**AVAILABLE DATA**.
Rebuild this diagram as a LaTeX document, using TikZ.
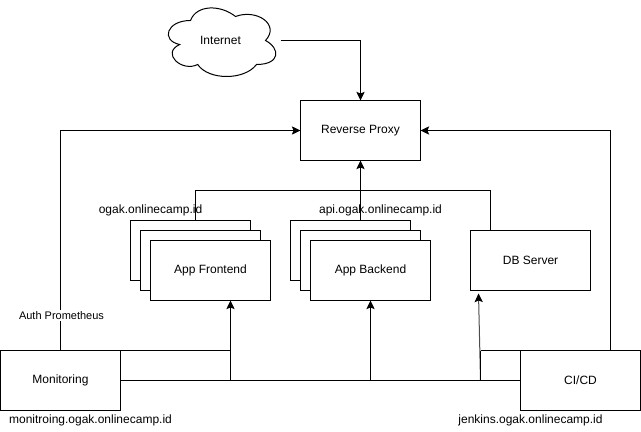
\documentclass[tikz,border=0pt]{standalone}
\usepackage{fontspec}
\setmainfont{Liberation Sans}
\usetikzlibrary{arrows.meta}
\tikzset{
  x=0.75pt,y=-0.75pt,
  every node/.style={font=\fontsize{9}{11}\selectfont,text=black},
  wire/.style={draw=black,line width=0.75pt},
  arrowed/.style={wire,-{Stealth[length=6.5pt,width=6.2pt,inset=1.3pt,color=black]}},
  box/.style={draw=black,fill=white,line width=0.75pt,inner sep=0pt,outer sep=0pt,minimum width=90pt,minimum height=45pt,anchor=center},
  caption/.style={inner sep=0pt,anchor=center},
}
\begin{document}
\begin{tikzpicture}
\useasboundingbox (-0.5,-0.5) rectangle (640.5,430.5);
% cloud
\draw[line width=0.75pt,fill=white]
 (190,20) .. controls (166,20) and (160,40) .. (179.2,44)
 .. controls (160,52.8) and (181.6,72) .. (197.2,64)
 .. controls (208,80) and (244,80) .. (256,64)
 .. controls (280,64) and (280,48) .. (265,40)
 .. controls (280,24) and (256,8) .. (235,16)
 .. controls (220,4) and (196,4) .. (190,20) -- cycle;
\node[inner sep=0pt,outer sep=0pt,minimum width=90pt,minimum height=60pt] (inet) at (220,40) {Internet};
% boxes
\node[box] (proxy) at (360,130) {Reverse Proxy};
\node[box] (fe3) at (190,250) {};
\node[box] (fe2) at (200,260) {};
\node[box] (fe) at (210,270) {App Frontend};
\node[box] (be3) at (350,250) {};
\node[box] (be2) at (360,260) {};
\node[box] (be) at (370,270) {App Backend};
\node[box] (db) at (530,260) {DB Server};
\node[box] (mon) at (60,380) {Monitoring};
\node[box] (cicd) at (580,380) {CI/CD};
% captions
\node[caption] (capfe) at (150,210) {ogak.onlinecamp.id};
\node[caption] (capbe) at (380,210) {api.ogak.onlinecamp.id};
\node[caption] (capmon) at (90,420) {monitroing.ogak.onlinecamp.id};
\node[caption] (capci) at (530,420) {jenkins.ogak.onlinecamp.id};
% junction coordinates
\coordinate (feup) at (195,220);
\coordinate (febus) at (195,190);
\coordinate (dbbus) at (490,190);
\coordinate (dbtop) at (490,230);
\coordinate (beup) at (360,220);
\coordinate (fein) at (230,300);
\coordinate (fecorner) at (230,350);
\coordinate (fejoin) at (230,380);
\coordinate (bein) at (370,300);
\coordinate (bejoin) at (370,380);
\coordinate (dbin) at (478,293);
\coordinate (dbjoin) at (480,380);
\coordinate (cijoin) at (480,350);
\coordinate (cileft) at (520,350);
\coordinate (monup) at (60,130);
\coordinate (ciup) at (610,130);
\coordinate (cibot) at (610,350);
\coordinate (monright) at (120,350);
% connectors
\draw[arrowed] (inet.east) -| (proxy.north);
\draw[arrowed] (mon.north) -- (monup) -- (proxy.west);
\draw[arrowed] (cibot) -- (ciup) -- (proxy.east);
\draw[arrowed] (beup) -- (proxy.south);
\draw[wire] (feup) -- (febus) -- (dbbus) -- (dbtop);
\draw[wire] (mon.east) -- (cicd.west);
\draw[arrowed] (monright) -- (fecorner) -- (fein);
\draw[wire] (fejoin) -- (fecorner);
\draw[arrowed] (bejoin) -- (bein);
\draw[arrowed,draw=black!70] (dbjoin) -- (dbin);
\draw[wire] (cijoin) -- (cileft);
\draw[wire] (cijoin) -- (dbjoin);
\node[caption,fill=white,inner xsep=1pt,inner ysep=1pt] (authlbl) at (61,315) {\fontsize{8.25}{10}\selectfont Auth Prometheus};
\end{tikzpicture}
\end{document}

**TASK TO CARRY OUT**.
Extract the full listing above verbatim; pictures are to be left out of the copy.

**FULL ANSWER**.
Rebuild this diagram as a LaTeX document, using TikZ.
\documentclass[tikz,border=0pt]{standalone}
\usepackage{fontspec}
\setmainfont{Liberation Sans}
\usetikzlibrary{arrows.meta}
\tikzset{
  x=0.75pt,y=-0.75pt,
  every node/.style={font=\fontsize{9}{11}\selectfont,text=black},
  wire/.style={draw=black,line width=0.75pt},
  arrowed/.style={wire,-{Stealth[length=6.5pt,width=6.2pt,inset=1.3pt,color=black]}},
  box/.style={draw=black,fill=white,line width=0.75pt,inner sep=0pt,outer sep=0pt,minimum width=90pt,minimum height=45pt,anchor=center},
  caption/.style={inner sep=0pt,anchor=center},
}
\begin{document}
\begin{tikzpicture}
\useasboundingbox (-0.5,-0.5) rectangle (640.5,430.5);
% cloud
\draw[line width=0.75pt,fill=white]
 (190,20) .. controls (166,20) and (160,40) .. (179.2,44)
 .. controls (160,52.8) and (181.6,72) .. (197.2,64)
 .. controls (208,80) and (244,80) .. (256,64)
 .. controls (280,64) and (280,48) .. (265,40)
 .. controls (280,24) and (256,8) .. (235,16)
 .. controls (220,4) and (196,4) .. (190,20) -- cycle;
\node[inner sep=0pt,outer sep=0pt,minimum width=90pt,minimum height=60pt] (inet) at (220,40) {Internet};
% boxes
\node[box] (proxy) at (360,130) {Reverse Proxy};
\node[box] (fe3) at (190,250) {};
\node[box] (fe2) at (200,260) {};
\node[box] (fe) at (210,270) {App Frontend};
\node[box] (be3) at (350,250) {};
\node[box] (be2) at (360,260) {};
\node[box] (be) at (370,270) {App Backend};
\node[box] (db) at (530,260) {DB Server};
\node[box] (mon) at (60,380) {Monitoring};
\node[box] (cicd) at (580,380) {CI/CD};
% captions
\node[caption] (capfe) at (150,210) {ogak.onlinecamp.id};
\node[caption] (capbe) at (380,210) {api.ogak.onlinecamp.id};
\node[caption] (capmon) at (90,420) {monitroing.ogak.onlinecamp.id};
\node[caption] (capci) at (530,420) {jenkins.ogak.onlinecamp.id};
% junction coordinates
\coordinate (feup) at (195,220);
\coordinate (febus) at (195,190);
\coordinate (dbbus) at (490,190);
\coordinate (dbtop) at (490,230);
\coordinate (beup) at (360,220);
\coordinate (fein) at (230,300);
\coordinate (fecorner) at (230,350);
\coordinate (fejoin) at (230,380);
\coordinate (bein) at (370,300);
\coordinate (bejoin) at (370,380);
\coordinate (dbin) at (478,293);
\coordinate (dbjoin) at (480,380);
\coordinate (cijoin) at (480,350);
\coordinate (cileft) at (520,350);
\coordinate (monup) at (60,130);
\coordinate (ciup) at (610,130);
\coordinate (cibot) at (610,350);
\coordinate (monright) at (120,350);
% connectors
\draw[arrowed] (inet.east) -| (proxy.north);
\draw[arrowed] (mon.north) -- (monup) -- (proxy.west);
\draw[arrowed] (cibot) -- (ciup) -- (proxy.east);
\draw[arrowed] (beup) -- (proxy.south);
\draw[wire] (feup) -- (febus) -- (dbbus) -- (dbtop);
\draw[wire] (mon.east) -- (cicd.west);
\draw[arrowed] (monright) -- (fecorner) -- (fein);
\draw[wire] (fejoin) -- (fecorner);
\draw[arrowed] (bejoin) -- (bein);
\draw[arrowed,draw=black!70] (dbjoin) -- (dbin);
\draw[wire] (cijoin) -- (cileft);
\draw[wire] (cijoin) -- (dbjoin);
\node[caption,fill=white,inner xsep=1pt,inner ysep=1pt] (authlbl) at (61,315) {\fontsize{8.25}{10}\selectfont Auth Prometheus};
\end{tikzpicture}
\end{document}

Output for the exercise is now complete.